L'A. rimase probabilmente a Venezia ancora alcuni anni, dopo la partenza del Goldoni e la morte del suo protettore, il Beregan, le cui affettuose correzioni rimpiange nella prefazione del Conte di Essex. In questi ultimi anni egli si dedicò ad altri lavori di traduzione dal francese: Lettere filosofiche del signore di Maupertuis, Venezia 1760. Il lavoro, in un italiano talvolta poco scorrevole e inelegante, è ricco di note erudite, e di osservazioni e correzioni alle affermazioni ritenute troppo ardite dell'autore. Nel 1770 apparve un'altra traduzione dell'A.: Degli uomini quali sono e quali debbono essere, opera critica di sentimento tradotta dal francese e con note illustrata, Venezia 1770
Anche qui le note dell'A. hanno uno scopo moderatore, oltre che erudito: il traduttore attenua la foga dell'originale contro le vocazioni religiose precoci o la polemica antifemminista, ad esempio laddove viene constatata l'incapacità da parte delle donne di comprendere che il marito ideale è il "filosofo".

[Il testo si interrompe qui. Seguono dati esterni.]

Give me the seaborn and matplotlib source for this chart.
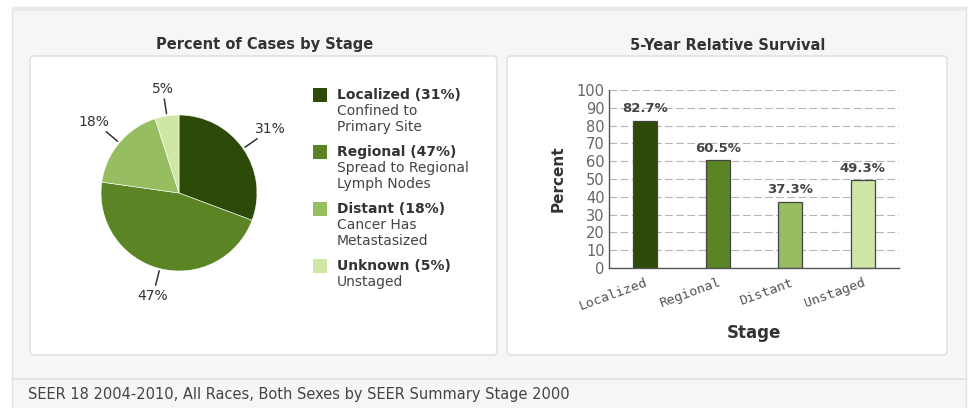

La data dell'edizione è il termine ultimo che conosciamo della vita dell'Arrighi Landini.
Fonti e Bibl.: C. Goldoni, Tutte le opere, a cura di G. Ortolani, Milano 1935, I, pp. 382, 1114; III, p. 1218; IV, pp. 533, 1175; V, pp. 1359, 1372, 1408; XIII, pp. 496-500, 971, 1009 s.; C. Gozzi, La Marfisa bizzarra, a cura di C. Ortiz, Bari 1911, p. 342; E. Bertana, In Arcadia, Napoli 1909, pp. 171-173; B. Croce, Bibliografia vichiana, accresciuta e rielaborata da F. Nicolini, II, Napoli 1947, pp. 871-873; G. M. Mazzuchelli, Gli Scrittori d'Italia, I, 2, Brescia 1753, pp. 1128 s.; G. Natali, Il Settecento, I, Milano 1936, pp. 100 s., 130, 881; G. Pellegrini, La poesia didascalica inglese nel Settecento Italiano, Pisa 1958, pp. 169, 170 n.; Encicl. d. Spettacolo, I, col. 970.